A survey of cancer incidence among Alaska Natives for the 5-year period 1969-73 revealed fewer cancer cases overall than expected in relation to US rates, but significantly increased risk for certain cancer sites: the nasopharynx in both sexes (with excesses over 15-fold), the liver in males, and the salivary glands, gallbladder, kidney and thyroid in females. Compared with earlier reports, the observations suggest marked changes in cancer incidence among Alaska Natives over the past two decades, with declines in esophageal and invasive cervical cancers, and increases in cancers of the lung, colon and rectum.
From: Fortuine, Robert et al. 1993. The Health of the Inuit of North America: A Bibliography from the Earliest Times through 1990. University of Alaska Anchorage. Citation number 2157.

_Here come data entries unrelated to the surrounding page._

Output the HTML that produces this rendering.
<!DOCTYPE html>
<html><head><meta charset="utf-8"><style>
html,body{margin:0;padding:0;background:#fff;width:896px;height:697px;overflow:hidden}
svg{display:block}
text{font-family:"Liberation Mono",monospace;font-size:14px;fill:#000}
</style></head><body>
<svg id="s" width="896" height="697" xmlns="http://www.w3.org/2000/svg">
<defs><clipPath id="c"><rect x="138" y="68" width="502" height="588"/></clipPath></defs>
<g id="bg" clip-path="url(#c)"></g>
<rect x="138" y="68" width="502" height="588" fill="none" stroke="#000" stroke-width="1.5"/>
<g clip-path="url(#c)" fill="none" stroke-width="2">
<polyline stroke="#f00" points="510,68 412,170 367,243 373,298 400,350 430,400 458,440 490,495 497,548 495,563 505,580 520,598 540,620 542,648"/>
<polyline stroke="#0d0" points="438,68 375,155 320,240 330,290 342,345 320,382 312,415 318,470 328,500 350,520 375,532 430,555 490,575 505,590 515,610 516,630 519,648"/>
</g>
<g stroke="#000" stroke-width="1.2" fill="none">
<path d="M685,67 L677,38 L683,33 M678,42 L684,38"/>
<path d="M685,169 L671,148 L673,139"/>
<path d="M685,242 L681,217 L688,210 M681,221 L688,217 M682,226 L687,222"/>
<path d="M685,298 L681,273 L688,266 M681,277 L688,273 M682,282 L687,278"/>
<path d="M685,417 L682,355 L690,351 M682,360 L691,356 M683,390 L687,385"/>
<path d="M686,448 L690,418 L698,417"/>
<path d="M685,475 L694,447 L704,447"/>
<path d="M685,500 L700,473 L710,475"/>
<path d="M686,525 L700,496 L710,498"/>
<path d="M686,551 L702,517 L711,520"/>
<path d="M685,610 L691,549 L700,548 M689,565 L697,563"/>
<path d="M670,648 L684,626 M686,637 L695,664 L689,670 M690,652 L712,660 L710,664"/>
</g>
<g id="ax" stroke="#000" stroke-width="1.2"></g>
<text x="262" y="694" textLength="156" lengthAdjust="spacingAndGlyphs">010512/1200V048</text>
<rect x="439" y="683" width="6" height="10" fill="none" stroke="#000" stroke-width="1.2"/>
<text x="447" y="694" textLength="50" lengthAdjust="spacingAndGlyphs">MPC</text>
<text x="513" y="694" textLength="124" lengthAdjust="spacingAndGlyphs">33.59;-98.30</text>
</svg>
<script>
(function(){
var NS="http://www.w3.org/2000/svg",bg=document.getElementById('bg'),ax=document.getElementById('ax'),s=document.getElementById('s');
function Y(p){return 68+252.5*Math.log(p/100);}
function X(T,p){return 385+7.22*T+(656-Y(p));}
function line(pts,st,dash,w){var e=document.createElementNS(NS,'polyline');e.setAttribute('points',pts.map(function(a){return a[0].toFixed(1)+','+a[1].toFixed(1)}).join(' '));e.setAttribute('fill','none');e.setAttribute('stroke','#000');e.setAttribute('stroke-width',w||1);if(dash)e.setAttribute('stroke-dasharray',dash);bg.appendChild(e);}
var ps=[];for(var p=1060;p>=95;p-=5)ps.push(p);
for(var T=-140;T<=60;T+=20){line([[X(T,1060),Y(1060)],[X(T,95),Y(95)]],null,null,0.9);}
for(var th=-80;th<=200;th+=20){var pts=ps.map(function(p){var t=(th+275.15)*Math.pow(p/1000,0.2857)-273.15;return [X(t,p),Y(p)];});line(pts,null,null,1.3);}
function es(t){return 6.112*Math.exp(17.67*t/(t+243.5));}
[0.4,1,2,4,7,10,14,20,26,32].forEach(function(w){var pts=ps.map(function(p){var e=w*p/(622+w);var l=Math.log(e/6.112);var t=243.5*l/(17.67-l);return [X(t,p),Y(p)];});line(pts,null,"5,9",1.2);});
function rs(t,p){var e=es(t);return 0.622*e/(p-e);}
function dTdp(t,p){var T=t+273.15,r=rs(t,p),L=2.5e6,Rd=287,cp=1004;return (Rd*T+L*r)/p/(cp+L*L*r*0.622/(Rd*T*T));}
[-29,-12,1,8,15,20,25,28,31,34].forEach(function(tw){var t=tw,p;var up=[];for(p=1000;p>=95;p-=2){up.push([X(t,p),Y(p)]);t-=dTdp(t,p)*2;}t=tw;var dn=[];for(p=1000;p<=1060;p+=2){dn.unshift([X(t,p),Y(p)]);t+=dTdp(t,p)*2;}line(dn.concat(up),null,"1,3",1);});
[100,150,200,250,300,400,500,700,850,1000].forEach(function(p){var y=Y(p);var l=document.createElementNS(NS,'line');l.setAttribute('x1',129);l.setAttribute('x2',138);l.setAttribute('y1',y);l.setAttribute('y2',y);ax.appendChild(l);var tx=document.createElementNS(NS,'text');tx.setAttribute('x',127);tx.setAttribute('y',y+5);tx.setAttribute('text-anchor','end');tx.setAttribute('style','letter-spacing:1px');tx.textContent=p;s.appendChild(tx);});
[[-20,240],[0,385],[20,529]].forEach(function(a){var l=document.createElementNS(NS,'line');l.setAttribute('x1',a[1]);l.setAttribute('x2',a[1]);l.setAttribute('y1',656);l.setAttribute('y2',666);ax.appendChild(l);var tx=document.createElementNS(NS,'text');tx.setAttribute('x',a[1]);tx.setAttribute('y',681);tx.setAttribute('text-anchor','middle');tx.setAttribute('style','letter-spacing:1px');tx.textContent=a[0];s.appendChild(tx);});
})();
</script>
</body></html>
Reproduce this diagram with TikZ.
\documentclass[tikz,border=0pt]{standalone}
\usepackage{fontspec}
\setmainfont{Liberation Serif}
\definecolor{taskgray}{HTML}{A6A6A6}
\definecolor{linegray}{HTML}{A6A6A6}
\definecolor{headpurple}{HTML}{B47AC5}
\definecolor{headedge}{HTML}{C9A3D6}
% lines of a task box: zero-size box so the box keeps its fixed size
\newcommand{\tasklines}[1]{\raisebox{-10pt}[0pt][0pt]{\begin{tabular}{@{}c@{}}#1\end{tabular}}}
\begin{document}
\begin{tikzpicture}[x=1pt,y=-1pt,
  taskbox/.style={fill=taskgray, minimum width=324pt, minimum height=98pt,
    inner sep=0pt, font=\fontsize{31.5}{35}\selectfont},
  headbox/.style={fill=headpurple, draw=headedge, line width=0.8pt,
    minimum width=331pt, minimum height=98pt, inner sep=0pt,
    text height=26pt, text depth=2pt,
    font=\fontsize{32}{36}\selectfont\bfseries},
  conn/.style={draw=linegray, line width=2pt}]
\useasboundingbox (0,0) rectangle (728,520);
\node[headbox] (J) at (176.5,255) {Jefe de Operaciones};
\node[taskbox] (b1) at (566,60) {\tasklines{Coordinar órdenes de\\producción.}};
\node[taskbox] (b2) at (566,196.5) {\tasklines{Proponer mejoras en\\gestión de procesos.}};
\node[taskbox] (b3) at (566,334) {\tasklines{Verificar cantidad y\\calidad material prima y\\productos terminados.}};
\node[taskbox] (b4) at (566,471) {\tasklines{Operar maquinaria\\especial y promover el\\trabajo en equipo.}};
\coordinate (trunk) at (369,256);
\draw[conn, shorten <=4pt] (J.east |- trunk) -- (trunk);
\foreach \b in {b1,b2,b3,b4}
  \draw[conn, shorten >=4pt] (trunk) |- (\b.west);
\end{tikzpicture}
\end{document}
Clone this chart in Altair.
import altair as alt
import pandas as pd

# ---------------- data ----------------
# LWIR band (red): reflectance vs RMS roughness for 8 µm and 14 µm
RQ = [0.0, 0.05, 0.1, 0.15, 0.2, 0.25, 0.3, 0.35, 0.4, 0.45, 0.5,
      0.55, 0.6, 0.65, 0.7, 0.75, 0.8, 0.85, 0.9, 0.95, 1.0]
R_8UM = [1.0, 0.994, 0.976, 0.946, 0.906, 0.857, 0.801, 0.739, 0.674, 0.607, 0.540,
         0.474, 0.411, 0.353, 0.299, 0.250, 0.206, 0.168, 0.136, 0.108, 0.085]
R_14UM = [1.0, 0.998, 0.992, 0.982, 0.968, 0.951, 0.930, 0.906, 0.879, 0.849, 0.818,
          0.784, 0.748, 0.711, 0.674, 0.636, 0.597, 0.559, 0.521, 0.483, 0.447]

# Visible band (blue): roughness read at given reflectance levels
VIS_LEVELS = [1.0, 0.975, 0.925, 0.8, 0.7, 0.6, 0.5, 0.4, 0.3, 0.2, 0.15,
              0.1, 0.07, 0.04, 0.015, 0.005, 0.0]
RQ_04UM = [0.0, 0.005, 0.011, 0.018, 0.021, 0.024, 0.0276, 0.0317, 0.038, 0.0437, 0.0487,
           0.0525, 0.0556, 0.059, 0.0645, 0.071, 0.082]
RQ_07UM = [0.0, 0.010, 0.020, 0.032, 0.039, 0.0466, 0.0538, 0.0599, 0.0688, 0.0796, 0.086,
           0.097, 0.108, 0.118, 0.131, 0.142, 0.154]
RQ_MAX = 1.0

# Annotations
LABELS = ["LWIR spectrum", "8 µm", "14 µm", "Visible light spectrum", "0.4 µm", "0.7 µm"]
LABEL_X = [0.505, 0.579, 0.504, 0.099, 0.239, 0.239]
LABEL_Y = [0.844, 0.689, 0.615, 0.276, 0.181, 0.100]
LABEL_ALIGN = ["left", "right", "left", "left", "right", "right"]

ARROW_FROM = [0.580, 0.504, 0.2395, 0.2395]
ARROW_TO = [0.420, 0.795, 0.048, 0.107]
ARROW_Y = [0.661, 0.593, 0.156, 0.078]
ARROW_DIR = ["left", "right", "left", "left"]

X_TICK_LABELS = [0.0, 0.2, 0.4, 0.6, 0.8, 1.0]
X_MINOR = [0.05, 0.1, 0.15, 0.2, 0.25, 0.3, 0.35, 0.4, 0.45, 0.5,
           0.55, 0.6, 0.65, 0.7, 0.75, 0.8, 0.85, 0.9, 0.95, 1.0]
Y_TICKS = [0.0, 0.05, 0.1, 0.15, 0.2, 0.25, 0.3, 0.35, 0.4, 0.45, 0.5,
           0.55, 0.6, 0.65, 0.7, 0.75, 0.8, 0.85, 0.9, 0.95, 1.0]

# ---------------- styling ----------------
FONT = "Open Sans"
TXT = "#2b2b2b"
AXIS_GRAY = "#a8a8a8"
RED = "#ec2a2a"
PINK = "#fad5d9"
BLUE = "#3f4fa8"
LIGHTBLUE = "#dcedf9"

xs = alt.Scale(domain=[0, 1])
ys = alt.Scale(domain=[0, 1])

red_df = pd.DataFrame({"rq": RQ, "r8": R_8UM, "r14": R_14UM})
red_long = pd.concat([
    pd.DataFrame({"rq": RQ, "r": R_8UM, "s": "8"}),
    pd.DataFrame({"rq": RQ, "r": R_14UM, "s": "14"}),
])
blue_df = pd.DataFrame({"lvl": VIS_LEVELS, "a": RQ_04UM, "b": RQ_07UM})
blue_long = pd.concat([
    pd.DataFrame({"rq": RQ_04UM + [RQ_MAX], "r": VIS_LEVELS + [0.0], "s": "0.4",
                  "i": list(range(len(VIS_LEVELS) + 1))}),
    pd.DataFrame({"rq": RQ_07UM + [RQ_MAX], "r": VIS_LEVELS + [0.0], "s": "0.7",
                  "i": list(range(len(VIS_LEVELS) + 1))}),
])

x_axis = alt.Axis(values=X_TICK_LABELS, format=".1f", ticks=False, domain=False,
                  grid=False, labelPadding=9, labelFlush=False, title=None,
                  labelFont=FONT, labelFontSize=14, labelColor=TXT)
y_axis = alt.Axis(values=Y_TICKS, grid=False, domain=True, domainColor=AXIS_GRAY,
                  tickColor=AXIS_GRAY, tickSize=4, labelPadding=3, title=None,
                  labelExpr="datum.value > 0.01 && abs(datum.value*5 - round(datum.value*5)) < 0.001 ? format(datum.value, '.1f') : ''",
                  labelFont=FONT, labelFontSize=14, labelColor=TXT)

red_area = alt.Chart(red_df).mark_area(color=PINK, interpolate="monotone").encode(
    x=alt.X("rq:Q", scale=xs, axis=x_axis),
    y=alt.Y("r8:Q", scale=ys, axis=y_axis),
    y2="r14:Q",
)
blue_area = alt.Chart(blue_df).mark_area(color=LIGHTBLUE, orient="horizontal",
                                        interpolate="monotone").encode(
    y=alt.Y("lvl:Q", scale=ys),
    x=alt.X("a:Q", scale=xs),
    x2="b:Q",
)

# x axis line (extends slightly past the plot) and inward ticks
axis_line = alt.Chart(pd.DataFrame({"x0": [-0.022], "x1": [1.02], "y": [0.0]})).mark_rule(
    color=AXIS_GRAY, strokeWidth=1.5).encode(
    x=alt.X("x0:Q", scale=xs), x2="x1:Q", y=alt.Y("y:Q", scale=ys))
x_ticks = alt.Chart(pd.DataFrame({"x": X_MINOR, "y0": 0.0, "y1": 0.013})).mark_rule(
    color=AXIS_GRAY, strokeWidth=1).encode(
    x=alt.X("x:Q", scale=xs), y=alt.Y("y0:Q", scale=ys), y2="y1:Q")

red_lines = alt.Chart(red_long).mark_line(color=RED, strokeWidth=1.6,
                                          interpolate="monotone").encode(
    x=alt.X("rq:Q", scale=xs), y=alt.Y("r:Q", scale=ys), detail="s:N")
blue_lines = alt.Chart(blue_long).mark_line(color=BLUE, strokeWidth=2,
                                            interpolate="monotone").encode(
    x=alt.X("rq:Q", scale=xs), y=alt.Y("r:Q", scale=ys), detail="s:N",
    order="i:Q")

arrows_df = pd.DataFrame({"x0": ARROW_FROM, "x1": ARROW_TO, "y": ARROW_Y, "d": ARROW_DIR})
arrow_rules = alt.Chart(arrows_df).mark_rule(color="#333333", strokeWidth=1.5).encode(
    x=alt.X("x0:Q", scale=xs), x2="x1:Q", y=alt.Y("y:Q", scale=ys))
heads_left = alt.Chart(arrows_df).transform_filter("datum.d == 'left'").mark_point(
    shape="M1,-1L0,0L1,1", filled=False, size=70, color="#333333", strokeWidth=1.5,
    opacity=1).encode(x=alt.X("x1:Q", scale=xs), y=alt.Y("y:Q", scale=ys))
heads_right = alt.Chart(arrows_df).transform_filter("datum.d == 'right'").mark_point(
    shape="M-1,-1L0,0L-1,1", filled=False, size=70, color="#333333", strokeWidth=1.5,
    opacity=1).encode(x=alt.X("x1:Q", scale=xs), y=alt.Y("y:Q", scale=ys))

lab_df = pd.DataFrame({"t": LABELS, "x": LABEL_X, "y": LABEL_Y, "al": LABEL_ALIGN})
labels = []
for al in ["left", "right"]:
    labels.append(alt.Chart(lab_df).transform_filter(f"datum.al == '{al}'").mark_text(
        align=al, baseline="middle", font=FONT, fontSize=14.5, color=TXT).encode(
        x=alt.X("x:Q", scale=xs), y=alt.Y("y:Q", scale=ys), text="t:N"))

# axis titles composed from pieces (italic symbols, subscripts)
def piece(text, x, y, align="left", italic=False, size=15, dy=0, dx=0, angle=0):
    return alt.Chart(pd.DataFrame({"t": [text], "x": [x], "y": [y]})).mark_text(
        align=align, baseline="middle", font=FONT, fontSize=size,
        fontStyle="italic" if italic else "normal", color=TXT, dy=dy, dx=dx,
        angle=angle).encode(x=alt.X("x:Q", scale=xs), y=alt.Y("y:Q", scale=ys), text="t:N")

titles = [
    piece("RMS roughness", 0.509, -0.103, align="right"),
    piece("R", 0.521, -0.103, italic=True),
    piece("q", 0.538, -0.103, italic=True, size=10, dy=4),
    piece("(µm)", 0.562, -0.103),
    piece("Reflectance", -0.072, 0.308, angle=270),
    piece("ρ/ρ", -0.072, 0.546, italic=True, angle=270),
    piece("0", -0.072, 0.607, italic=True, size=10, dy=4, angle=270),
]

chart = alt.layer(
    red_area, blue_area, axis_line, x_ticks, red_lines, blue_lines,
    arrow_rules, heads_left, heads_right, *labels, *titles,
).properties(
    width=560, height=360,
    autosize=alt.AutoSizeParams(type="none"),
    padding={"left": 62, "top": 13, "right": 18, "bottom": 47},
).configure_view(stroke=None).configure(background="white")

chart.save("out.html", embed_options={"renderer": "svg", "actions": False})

The Alaska Native Tumor Registry includes data from 1969 to the present. This report provides incidence rates over the thirty year period, 1969 through 1998, and compares trends over time for Alaska Natives (AN) with those of US Whites and Blacks. To examine current rates, average annual age-adjusted incidence rates for AN for 1984-98 are compared with US Whites. Data from the registry document numerous differences in rates of occurrence of specific cancers compared to US Whites and Blacks. Studies of these differences may provide clues to the causes and risk factors for the cancers. Most importantly, these data show that although cancer was considered a rare disease in the Alaska Native population as recently as the mid-twentieth century, the incidence rate for all cancers combined among Alaska Natives is now as high as that of US Whites, and even higher in women. On the other hand, despite relative differences in rates, the most frequently diagnosed cancers among Alaska Natives are the same as US Whites. Cancers of the lung, colon/rectum, breast, and prostate are most frequently diagnosed among Alaska Natives and in the U.S. These four cancers comprise over 50% of all diagnosed invasive cancers. Cancer of the lung is almost entirely preventable by eradication of tobacco use. Screening and early detection have been proven to reduce mortality for cancers of the colon/rectum and breast. Primary and secondary prevention of these cancers could markedly improve morbidity and mortality.